Virginia-based Realtor Karen Close, however, cheered the new logo, calling it “modern.”

“I like it,” she said in a comment under Inman’s story. “It’s no big departure from the old one (which has been ingrained into the psyche of consumers for the last 40-odd years, retaining the investment made in promoting the brand); yet it’s new and much more modern looking.”

“I just wish they would have hired me to do it,” she added. “Couldda used a quarter mil.”

Justin Wright, a senior designer with the National Hockey League, said NAR’s move to evolve its “wordmark,” or typographic treatment of the brand, to a more inviting font is similar to recent changes made at Walmart, Microsoft and Mastercard.

“What we see in the NAR rebrand is something commonly referred to in the design world as a brand ‘refresh,’” Wright said. “It’s not a radical departure from the existing brand, but rather an evolution. The refresh approach can be quite successful, especially for a brand with as much equity as the National Association of Realtors. It allows a company to build off the core assets of the current brand and (when done well) communicate those elements in the truest of forms.”

Dustin Longstreth, the chief strategy officer at CBX, a branding agency with offices in New York City and Minneapolis, said the $250,000 price tag seems appropriate. With so many vested interests, it’s not a simple change. The process starts with stakeholders, who determine the message they want to convey. It then involves a range of ideas before the focus is narrowed.
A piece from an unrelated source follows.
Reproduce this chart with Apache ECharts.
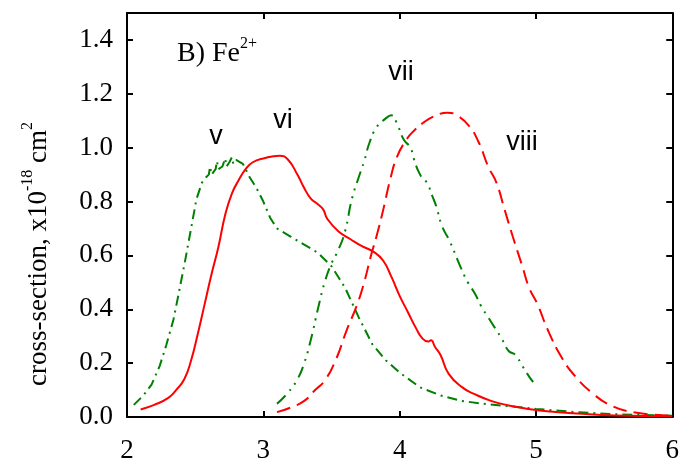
<!DOCTYPE html>
<html>
<head>
<meta charset="utf-8">
<script src="https://cdn.jsdelivr.net/npm/echarts@6/dist/echarts.min.js"></script>
<style>html,body{margin:0;padding:0;background:#fff;}#c{width:682px;height:464px;}</style>
</head>
<body>
<div id="c"></div>
<script>
// curve v (green, dash-dot)
var vX = [2.05,2.12,2.18,2.24,2.29,2.34,2.38,2.43,2.47,2.51,2.55,2.58,2.60,2.61,2.62,2.65,2.66,2.67,2.70,2.72,2.73,2.75,2.77,2.78,2.80,2.85,2.90,2.95,3.00,3.05,3.10,3.20,3.30,3.40,3.50,3.60,3.70,3.80,3.90,4.00,4.15,4.30,4.45,4.60,4.80,5.00,5.30,5.60,6.00];
var vY = [0.045,0.08,0.12,0.19,0.27,0.36,0.46,0.59,0.70,0.81,0.87,0.89,0.90,0.93,0.90,0.92,0.95,0.92,0.93,0.96,0.93,0.945,0.965,0.94,0.955,0.94,0.89,0.85,0.80,0.74,0.70,0.67,0.64,0.61,0.56,0.48,0.37,0.27,0.21,0.165,0.11,0.08,0.06,0.05,0.04,0.03,0.018,0.01,0.005];
// curve vi (red, solid)
var viX = [2.10,2.20,2.30,2.36,2.42,2.47,2.52,2.57,2.62,2.67,2.72,2.77,2.82,2.87,2.92,3.00,3.12,3.18,3.25,3.30,3.35,3.40,3.44,3.47,3.55,3.64,3.72,3.81,3.88,3.94,4.00,4.06,4.12,4.17,4.21,4.23,4.26,4.30,4.36,4.46,4.55,4.67,4.80,4.93,5.10,5.30,5.58,6.00];
var viY = [0.028,0.045,0.07,0.10,0.14,0.21,0.31,0.42,0.53,0.63,0.75,0.83,0.88,0.92,0.945,0.96,0.97,0.956,0.90,0.85,0.81,0.79,0.77,0.735,0.69,0.66,0.635,0.613,0.58,0.52,0.45,0.39,0.33,0.29,0.28,0.285,0.26,0.23,0.16,0.11,0.085,0.06,0.043,0.031,0.02,0.013,0.006,0.003];
// curve vii (green, dash-dot-dot)
var viiX = [3.10,3.18,3.25,3.30,3.35,3.40,3.45,3.50,3.55,3.60,3.65,3.70,3.74,3.78,3.83,3.89,3.94,3.98,4.03,4.08,4.10,4.15,4.20,4.24,4.27,4.31,4.37,4.44,4.50,4.55,4.60,4.65,4.70,4.75,4.80,4.85,4.90,4.95,4.98];
var viiY = [0.049,0.09,0.14,0.20,0.29,0.40,0.50,0.57,0.62,0.69,0.81,0.89,0.95,1.02,1.075,1.105,1.12,1.09,1.03,1.00,0.965,0.90,0.87,0.82,0.78,0.71,0.65,0.565,0.50,0.46,0.41,0.37,0.33,0.29,0.245,0.23,0.19,0.15,0.13];
// curve viii (red, dashed)
var viiiX = [3.10,3.20,3.30,3.38,3.45,3.53,3.61,3.69,3.74,3.79,3.83,3.88,3.93,3.98,4.05,4.10,4.18,4.27,4.35,4.42,4.51,4.58,4.65,4.71,4.77,4.83,4.90,4.95,5.01,5.09,5.19,5.29,5.42,5.55,5.71,5.97];
var viiiY = [0.018,0.035,0.06,0.10,0.135,0.21,0.32,0.42,0.50,0.60,0.67,0.77,0.88,0.965,1.03,1.06,1.095,1.12,1.13,1.12,1.08,1.02,0.93,0.87,0.77,0.67,0.56,0.48,0.42,0.32,0.22,0.15,0.086,0.043,0.018,0.006];

function pairs(xs, ys){ return xs.map(function(x,i){ return [x, ys[i]]; }); }

var GREEN = '#008000', RED = '#ff0000';
var axisFont = {fontFamily:'Liberation Serif', fontSize:27, color:'#000'};
var labelFont = '27px "Liberation Sans"';

var chart = echarts.init(document.getElementById('c'), null, {renderer:'canvas'});
chart.setOption({
  animation:false,
  backgroundColor:'#fff',
  grid:{left:127, right:4, top:13, bottom:44, containLabel:false},
  xAxis:[
    {type:'value', min:2, max:6, interval:1, position:'bottom',
     axisLine:{lineStyle:{color:'#000', width:2}},
     axisTick:{inside:true, length:6, lineStyle:{color:'#000', width:2}},
     axisLabel:Object.assign({margin:20}, axisFont),
     splitLine:{show:false}},
    {type:'value', min:2, max:6, interval:1, position:'top',
     axisLine:{onZero:false, lineStyle:{color:'#000', width:2}},
     axisTick:{inside:true, length:6, lineStyle:{color:'#000', width:2}},
     axisLabel:{show:false}, splitLine:{show:false}}
  ],
  yAxis:[
    {type:'value', min:0, max:1.5, interval:0.2, position:'left',
     axisLine:{show:true, lineStyle:{color:'#000', width:2}},
     axisTick:{show:true, inside:true, length:6, lineStyle:{color:'#000', width:2}},
     axisLabel:Object.assign({margin:14, formatter:function(v){ return v > 1.45 ? '' : v.toFixed(1); }}, axisFont),
     splitLine:{show:false}},
    {type:'value', min:0, max:1.5, interval:0.2, position:'right',
     axisLine:{show:true, onZero:false, lineStyle:{color:'#000', width:2}},
     axisTick:{show:true, inside:true, length:6, lineStyle:{color:'#000', width:2}},
     axisLabel:{show:false}, splitLine:{show:false}}
  ],
  series:[
    {type:'line', name:'v', data:pairs(vX, vY), showSymbol:false, smooth:false,
     lineStyle:{color:GREEN, width:2, type:[10,5,2,5]}},
    {type:'line', name:'vi', data:pairs(viX, viY), showSymbol:false, smooth:true,
     lineStyle:{color:RED, width:2, type:'solid'}},
    {type:'line', name:'vii', data:pairs(viiX, viiY), showSymbol:false, smooth:true,
     lineStyle:{color:GREEN, width:2, type:[12,6,2,6,2,6]}},
    {type:'line', name:'viii', data:pairs(viiiX, viiiY), showSymbol:false, smooth:true,
     lineStyle:{color:RED, width:2, type:[14,7]}}
  ],
  graphic:[
    {type:'text', x:177, y:52, style:{text:'{n|B) Fe}{s|2+}', verticalAlign:'middle',
      rich:{n:{fontFamily:'Liberation Serif', fontSize:28, fill:'#000', lineHeight:32, verticalAlign:'bottom'},
            s:{fontFamily:'Liberation Serif', fontSize:16, fill:'#000', lineHeight:32, verticalAlign:'top'}}}},
    {type:'text', x:216, y:137, style:{text:'v', font:labelFont, fill:'#000', align:'center', verticalAlign:'middle'}},
    {type:'text', x:283, y:121, style:{text:'vi', font:labelFont, fill:'#000', align:'center', verticalAlign:'middle'}},
    {type:'text', x:401, y:73, style:{text:'vii', font:labelFont, fill:'#000', align:'center', verticalAlign:'middle'}},
    {type:'text', x:522, y:143, style:{text:'viii', font:labelFont, fill:'#000', align:'center', verticalAlign:'middle'}},
    {type:'text', x:36, y:254, rotation:Math.PI/2,
     style:{text:'{n|cross-section, x10}{s|-18}{n| cm}{s|2}', align:'center', verticalAlign:'middle',
      rich:{n:{fontFamily:'Liberation Serif', fontSize:27, fill:'#000', lineHeight:32, verticalAlign:'bottom'},
            s:{fontFamily:'Liberation Serif', fontSize:16, fill:'#000', lineHeight:32, verticalAlign:'top'}}}}
  ]
});
</script>
</body>
</html>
“I know that seems like a crazy amount of money, but it can become a downward spiral when you’re not investing in your brand and your look and identity,” Longstreth said. “Membership goes down. Your ability to attract talent or provide the benefits that you’re looking to provide to your constituency become diminished if you’re not investing in your own brand.”

“Brands that never change are not classic,” he added. “They’re dead.”